[Given data]:
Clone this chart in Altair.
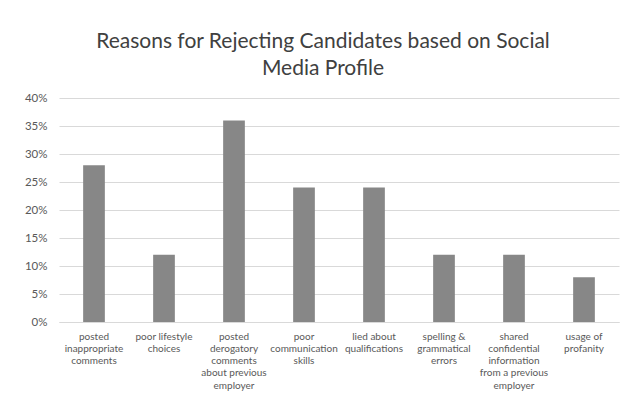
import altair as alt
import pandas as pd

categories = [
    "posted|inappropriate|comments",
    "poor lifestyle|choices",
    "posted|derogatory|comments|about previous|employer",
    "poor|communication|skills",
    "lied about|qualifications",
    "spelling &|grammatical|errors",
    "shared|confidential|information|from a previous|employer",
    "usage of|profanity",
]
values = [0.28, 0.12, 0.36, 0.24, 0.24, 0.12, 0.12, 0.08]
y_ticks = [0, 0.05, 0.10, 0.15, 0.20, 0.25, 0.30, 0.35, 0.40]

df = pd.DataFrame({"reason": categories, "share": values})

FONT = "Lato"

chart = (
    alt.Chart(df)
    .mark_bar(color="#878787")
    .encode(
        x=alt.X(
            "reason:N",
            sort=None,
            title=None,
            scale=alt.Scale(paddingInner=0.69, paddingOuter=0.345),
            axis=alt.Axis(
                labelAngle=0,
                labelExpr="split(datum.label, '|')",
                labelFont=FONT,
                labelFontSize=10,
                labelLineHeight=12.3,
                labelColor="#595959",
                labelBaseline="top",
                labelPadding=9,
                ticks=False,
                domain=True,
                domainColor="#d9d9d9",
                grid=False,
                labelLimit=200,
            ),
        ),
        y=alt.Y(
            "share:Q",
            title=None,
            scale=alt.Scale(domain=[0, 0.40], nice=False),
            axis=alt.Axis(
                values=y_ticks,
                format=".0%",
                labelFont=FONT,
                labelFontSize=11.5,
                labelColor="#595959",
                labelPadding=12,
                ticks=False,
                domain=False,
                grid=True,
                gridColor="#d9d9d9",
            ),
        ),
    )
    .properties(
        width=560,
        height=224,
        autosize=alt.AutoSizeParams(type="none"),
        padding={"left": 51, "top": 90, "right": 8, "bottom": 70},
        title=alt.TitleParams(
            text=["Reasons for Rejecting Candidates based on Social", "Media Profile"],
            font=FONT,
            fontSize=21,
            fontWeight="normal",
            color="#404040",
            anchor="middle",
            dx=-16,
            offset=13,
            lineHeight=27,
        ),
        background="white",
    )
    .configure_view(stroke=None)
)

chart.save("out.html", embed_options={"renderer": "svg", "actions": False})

[Exercise goal]:
From the first line above through the line containing "import pandas as pd", copy everything exactly, without the pictures.

[Expected answer]:
Clone this chart in Altair.
import altair as alt
import pandas as pd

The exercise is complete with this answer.